Bei der Beurteilung, ob einem gewerblichen Erzeugnis die Eigenschaft als Werk der angewandten Kunst zuzuerkennen ist, kommt es darauf an, ob der den Formensinn ansprechende Gehalt, der in dem Erzeugnis seine Verwirklichung gefunden hat, ausreicht, dass nach den im Leben herrschenden Anschauungen von Kunst gesprochen werden kann. Unabhängig von seinem Gebrauchszweck darf sich der Gegenstand nicht auf eine Formgebung beschränken, die vorgegeben oder lediglich technisch bedingt ist.

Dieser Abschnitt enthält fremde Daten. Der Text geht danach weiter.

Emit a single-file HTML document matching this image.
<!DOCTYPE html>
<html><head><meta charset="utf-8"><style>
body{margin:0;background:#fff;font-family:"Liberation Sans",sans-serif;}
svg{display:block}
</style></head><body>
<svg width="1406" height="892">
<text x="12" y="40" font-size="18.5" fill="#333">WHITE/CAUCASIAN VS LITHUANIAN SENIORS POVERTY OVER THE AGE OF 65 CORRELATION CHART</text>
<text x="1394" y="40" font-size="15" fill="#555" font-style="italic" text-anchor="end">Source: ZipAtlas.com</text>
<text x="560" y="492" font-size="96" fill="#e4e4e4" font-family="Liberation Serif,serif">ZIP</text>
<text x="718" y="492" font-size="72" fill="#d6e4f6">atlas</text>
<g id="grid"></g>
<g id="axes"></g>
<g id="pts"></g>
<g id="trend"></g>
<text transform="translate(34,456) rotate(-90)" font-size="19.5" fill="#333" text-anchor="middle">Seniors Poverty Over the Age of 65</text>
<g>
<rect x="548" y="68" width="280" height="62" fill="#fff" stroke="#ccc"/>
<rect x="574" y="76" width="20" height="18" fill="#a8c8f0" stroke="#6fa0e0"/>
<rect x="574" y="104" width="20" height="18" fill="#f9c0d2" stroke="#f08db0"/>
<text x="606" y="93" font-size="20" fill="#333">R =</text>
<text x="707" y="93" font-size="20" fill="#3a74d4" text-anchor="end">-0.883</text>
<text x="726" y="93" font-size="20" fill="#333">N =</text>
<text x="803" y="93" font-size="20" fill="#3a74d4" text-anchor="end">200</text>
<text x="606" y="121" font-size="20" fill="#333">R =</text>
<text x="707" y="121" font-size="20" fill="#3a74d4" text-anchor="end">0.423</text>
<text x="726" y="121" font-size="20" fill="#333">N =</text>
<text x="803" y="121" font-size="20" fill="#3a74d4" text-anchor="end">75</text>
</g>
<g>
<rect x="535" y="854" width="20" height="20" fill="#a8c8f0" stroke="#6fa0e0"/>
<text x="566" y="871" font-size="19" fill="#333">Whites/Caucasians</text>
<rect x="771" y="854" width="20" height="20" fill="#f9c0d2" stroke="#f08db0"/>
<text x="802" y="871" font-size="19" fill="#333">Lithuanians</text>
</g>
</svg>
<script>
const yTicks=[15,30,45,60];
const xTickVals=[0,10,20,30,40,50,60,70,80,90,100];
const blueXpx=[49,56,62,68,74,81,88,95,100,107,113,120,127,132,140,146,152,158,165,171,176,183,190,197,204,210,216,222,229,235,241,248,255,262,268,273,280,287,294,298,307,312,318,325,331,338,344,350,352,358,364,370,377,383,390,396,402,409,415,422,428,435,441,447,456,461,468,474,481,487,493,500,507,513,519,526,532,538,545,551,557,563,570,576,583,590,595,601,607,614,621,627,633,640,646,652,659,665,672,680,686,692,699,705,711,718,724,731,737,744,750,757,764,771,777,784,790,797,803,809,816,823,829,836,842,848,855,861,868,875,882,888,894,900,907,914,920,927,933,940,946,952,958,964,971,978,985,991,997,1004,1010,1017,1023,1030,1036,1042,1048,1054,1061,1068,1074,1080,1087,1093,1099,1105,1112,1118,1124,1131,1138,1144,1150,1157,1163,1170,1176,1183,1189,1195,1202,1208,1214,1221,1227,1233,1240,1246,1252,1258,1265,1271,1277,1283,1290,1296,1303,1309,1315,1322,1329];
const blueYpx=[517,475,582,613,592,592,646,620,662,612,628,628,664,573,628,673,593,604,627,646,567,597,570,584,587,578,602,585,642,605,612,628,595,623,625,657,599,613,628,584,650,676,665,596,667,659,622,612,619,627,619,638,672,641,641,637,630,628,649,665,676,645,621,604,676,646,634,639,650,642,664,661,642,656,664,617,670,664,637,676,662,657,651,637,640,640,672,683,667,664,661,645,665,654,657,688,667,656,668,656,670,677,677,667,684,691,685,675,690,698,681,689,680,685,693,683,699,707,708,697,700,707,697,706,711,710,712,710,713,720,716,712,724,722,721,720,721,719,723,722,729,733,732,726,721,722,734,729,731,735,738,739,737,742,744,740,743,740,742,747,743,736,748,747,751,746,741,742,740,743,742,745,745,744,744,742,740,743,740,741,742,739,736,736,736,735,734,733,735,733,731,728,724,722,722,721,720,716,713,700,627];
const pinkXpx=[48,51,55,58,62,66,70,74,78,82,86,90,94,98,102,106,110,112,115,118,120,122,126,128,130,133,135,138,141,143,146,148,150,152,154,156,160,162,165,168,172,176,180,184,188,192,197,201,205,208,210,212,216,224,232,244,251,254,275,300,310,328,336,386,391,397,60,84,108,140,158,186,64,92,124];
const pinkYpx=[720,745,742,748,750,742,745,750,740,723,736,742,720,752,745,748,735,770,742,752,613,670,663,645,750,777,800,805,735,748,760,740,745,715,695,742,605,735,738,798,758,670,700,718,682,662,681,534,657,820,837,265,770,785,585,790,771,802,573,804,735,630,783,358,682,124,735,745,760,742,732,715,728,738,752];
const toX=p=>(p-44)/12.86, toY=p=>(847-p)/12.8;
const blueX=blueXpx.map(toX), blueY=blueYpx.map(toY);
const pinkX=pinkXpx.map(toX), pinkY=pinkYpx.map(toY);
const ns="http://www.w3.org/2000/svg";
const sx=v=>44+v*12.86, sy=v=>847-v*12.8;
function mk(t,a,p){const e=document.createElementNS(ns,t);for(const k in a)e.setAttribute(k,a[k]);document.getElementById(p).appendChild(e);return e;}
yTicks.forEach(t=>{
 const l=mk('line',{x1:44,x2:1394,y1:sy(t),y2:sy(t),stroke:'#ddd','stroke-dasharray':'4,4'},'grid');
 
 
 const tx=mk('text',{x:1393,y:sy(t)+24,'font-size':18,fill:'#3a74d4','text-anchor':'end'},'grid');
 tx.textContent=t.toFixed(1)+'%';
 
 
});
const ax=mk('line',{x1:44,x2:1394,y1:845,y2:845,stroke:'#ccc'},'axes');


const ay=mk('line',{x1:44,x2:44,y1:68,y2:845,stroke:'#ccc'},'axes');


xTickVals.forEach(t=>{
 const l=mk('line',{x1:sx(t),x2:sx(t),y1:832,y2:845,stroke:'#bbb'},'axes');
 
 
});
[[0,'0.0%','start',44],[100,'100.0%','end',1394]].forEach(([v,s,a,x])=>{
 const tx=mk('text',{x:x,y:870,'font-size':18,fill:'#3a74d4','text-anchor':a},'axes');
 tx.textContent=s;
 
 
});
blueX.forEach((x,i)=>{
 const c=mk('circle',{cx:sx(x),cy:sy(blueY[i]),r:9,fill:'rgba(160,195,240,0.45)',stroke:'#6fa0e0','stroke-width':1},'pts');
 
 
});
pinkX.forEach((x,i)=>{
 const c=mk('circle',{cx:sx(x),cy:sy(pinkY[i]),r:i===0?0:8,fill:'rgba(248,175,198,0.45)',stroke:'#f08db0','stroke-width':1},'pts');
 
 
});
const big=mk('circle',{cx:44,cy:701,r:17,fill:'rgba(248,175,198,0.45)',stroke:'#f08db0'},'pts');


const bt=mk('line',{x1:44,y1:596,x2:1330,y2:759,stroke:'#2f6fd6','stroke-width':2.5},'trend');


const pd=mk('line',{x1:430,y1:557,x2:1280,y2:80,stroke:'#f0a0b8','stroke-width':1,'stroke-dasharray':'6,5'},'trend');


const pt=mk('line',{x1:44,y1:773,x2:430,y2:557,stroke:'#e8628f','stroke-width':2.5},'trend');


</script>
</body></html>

Diesen an das Vorliegen eines Werks der angewandten Kunst zu stellenden Anforderungen leistet der „Eierkoch” von Wagenfeld Genüge. Herkömmliche Eierkochgefäße aus dem vorbekannten Formenschatz (Anmerkung d. Red.: d.h. vor dem Jahre 1934) wiesen zwar die auch dem „Eierkoch” innewohnenden, technisch bedingten Merkmale eines sich nach unten verjüngenden Glaskörpers mit einem nach Art eines Deckels gestalteten Verschlusssystems auf. Mit Ausnahme der vorwiegend in England verbreiteten Eierkocher – die jedoch nicht aus Glas, sondern aus Porzellan hergestellt wurden – beschränkt sich der vorbekannte Formenschatz allerdings auf die strikte Funktionalität des Erzeugnisses, ohne den erkennbaren Anspruch zu erheben, das ästhetische Empfinden des Betrachters durch eine eigentümliche Formgebung in besonderer Weise ansprechen zu wollen.

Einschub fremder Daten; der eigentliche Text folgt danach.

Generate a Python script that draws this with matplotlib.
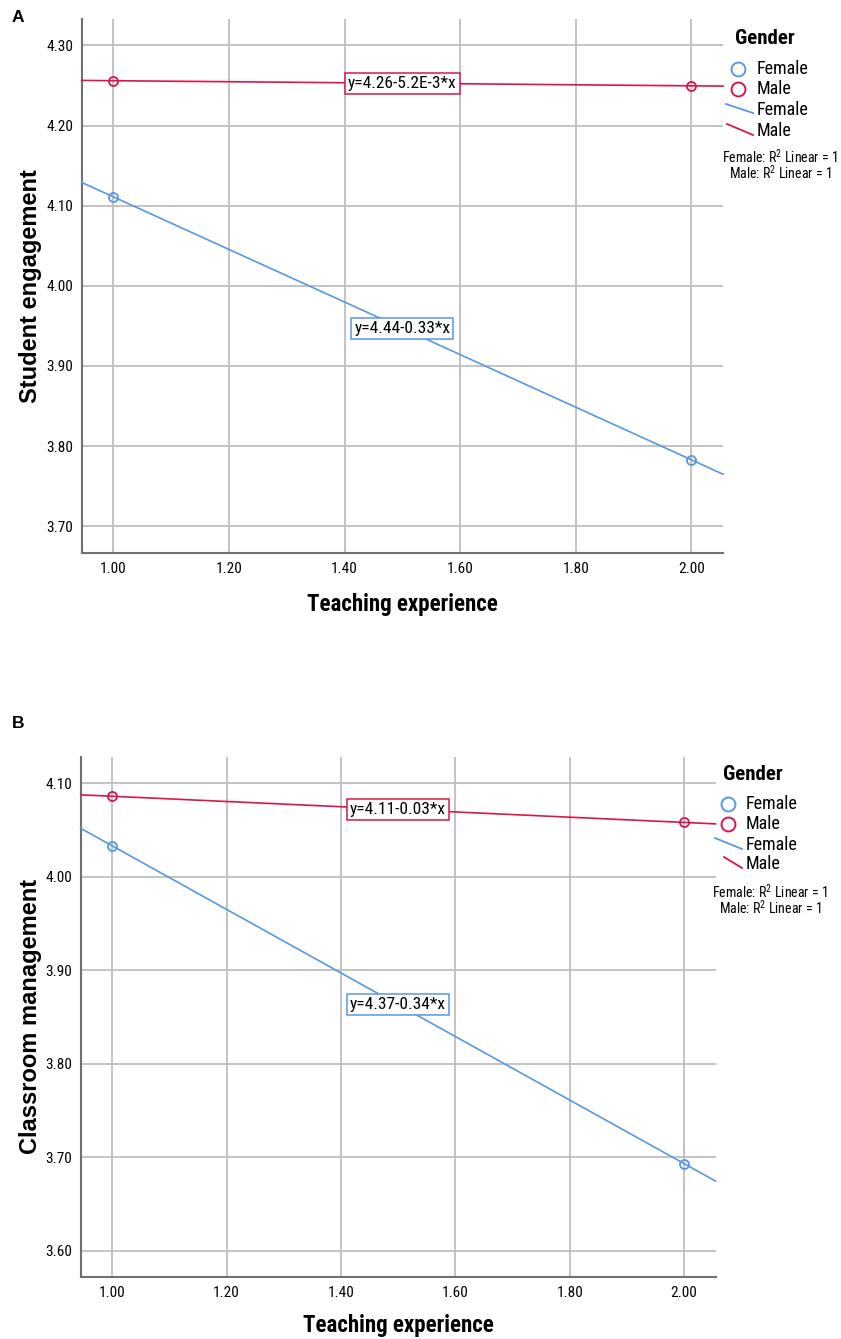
import matplotlib
matplotlib.use('Agg')
import matplotlib.pyplot as plt
import numpy as np
from matplotlib.lines import Line2D
from matplotlib import font_manager

W, H = 841, 1339

# ---------------- data ----------------
experience = [1.00, 2.00]
xticks = [1.00, 1.20, 1.40, 1.60, 1.80, 2.00]
genders = ["Female", "Male"]

a_female = [4.111, 3.783]
a_male = [4.256, 4.2496]
a_eqs = ["y=4.44-0.33*x", "y=4.26-5.2E-3*x"]
a_yticks = [3.70, 3.80, 3.90, 4.00, 4.10, 4.20, 4.30]
a_ylabel = "Student engagement"

b_female = [4.033, 3.693]
b_male = [4.086, 4.058]
b_eqs = ["y=4.37-0.34*x", "y=4.11-0.03*x"]
b_yticks = [3.60, 3.70, 3.80, 3.90, 4.00, 4.10]
b_ylabel = "Classroom management"

xlabel = "Teaching experience"
r2_texts = ["Female: R$^{2}$ Linear = 1", "Male: R$^{2}$ Linear = 1"]

FEM = '#5897e2'
MAL = '#d9164b'
GRID = '#bebebe'
SPINE = '#707070'

names = {f.name for f in font_manager.fontManager.ttflist}
NARROW = None
for cand in ['Liberation Sans Narrow', 'Arial Narrow', 'Roboto Condensed',
             'Open Sans Condensed', 'DejaVu Sans Condensed']:
    if cand in names:
        NARROW = cand
        break
if NARROW is None:
    NARROW = 'Liberation Sans'
    NS = 0.86   # shrink factor when no condensed face is available
else:
    NS = 1.0

plt.rcParams['font.family'] = [NARROW, 'Liberation Sans', 'DejaVu Sans']
plt.rcParams['mathtext.fontset'] = 'custom'
plt.rcParams['mathtext.rm'] = NARROW


def fx(px):
    return px / W


def fy(py):
    return 1 - py / H


fig = plt.figure(figsize=(W / 100, H / 100), dpi=100)


def panel(box, female, male, eqs, yticks, ylim, ylabel, xlab_y, ylab_x):
    l, r, t, b = box
    ax = fig.add_axes([fx(l), fy(b), fx(r) - fx(l), (b - t) / H])
    ax.set_xlim(0.945, 2.055)
    ax.set_ylim(*ylim)
    ax.set_xticks(xticks)
    ax.set_xticklabels([f"{v:.2f}" for v in xticks])
    ax.set_yticks(yticks)
    ax.set_yticklabels([f"{v:.2f}" for v in yticks])
    ax.grid(True, color=GRID, lw=1.3, zorder=0)
    ax.set_axisbelow(True)
    for s in ['top', 'right']:
        ax.spines[s].set_visible(False)
    for s in ['left', 'bottom']:
        ax.spines[s].set_color(SPINE)
        ax.spines[s].set_linewidth(1.5)
    ax.tick_params(length=0, labelsize=11 * NS, colors='black')
    ax.tick_params(axis='y', pad=6)
    ax.tick_params(axis='x', pad=7)
    x0, x1 = ax.get_xlim()
    xs = np.array([x0, x1])
    for vals, col, eq in zip([female, male], [FEM, MAL], eqs):
        k, c = np.polyfit(experience, vals, 1)
        ax.plot(xs, k * xs + c, color=col, lw=1.2, zorder=3, clip_on=False)
        ax.plot(experience, vals, 'o', mfc='none', mec=col, mew=1.3, ms=6.5, zorder=4)
        ax.text(1.5, k * 1.5 + c, eq, ha='center', va='center', fontsize=12.5 * NS,
                color='black', zorder=5,
                bbox=dict(boxstyle='square,pad=0.17', fc='white', ec=col, lw=1.1))
    ax.set_xlabel(xlabel, fontsize=16.5 * NS, fontweight='bold')
    ax.xaxis.set_label_coords(0.5, xlab_y)
    ax.set_ylabel(ylabel, fontsize=17, fontweight='bold', family='Liberation Sans')
    ax.yaxis.set_label_coords(ylab_x, 0.5)
    return ax


axA = panel((81.7, 723, 19, 552.7), a_female, a_male, a_eqs, a_yticks,
            (3.667, 4.333), a_ylabel, -0.075, -0.062)
axB = panel((80.7, 715.5, 757, 1276.7), b_female, b_male, b_eqs, b_yticks,
            (3.572, 4.128), b_ylabel, -0.071, -0.061)

fig.text(fx(18), fy(18), "A", fontsize=12.5, fontweight='bold', family='Liberation Sans',
         ha='center', va='center')
fig.text(fx(18), fy(723), "B", fontsize=12.5, fontweight='bold', family='Liberation Sans',
         ha='center', va='center')


def legend(gx, gy, cx, ty, c1, c2, l1, l2, r2x, r2y):
    fig.text(fx(gx), fy(gy), "Gender", fontsize=15 * NS, fontweight='bold',
             ha='left', va='center')
    cols = [FEM, MAL]
    for i, (g, col) in enumerate(zip(genders, cols)):
        yy = [c1, c2][i]
        fig.add_artist(Line2D([fx(cx)], [fy(yy)], marker='o', mfc='none', mec=col,
                              mew=1.4, ms=10, transform=fig.transFigure))
        fig.text(fx(ty), fy(yy), g, fontsize=13 * NS, ha='left', va='center')
    for i, (g, col) in enumerate(zip(genders, cols)):
        (xa, ya, xb, yb) = [l1, l2][i]
        fig.add_artist(Line2D([fx(xa), fx(xb)], [fy(ya), fy(yb)], color=col, lw=1.3,
                              transform=fig.transFigure))
        fig.text(fx(ty), fy((ya + yb) / 2 + 1.5), g, fontsize=13 * NS, ha='left',
                 va='center')
    for i, t in enumerate(r2_texts):
        fig.text(fx(r2x), fy(r2y[i]), t, fontsize=10 * NS,
                 ha='center', va='center')


legend(735, 38, 738, 757, 69, 89, (726, 104, 753, 113), (727, 124, 753, 135),
       780, (157, 173))
legend(723, 775, 727.7, 745.7, 804, 824, (715, 838, 742, 849), (724, 857, 742, 868),
       770, (892, 908))

fig.savefig('out.png', dpi=100, facecolor='white')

Demgegenüber hebt sich der streitgegenständliche „Eierkoch” von Wagenfeld deutlich von einer durchschnittlichen und rein handwerksmäßigen Gestaltung ab. Er richtet das Augenmerk des Betrachters nicht nur auf den Gebrauchszweck des Erzeugnisses. Der Entwurf des „Eierkoch” verrät vielmehr das Bemühen des Gestalters, eine gelungene Synthese zwischen der Funktionalität des Gefäßes und einer das ästhetische Empfinden des Betrachters ansprechenden äußeren Formgebung zu finden. Hierbei hat sich Prof. Wagenfeld – wie im Fall der „Wagenfeld-Leuchte”  – des das Industriedesign der damaligen Zeit prägenden „Bauhaus-Programmes” bedient: der betonten Verwendung technischer Materialien (Glas und Metall), der Offenlegung der Funktion des betreffenden Erzeugnisses in seinen Einzelteilen und einer ästhetischen Form aus der Harmonie einfacher Grundkörper. Darin liegt die von den Beklagten in Abrede gestellte, die Werkeigenschaft begründende eigene „Formensprache” des „Eierkoch”.

Fazit: Sobald ein Gebrauchsgegenstand in einem staatlichen Museum steht, erkennen die Gerichte dessen urheberrechtlichen Schutz an.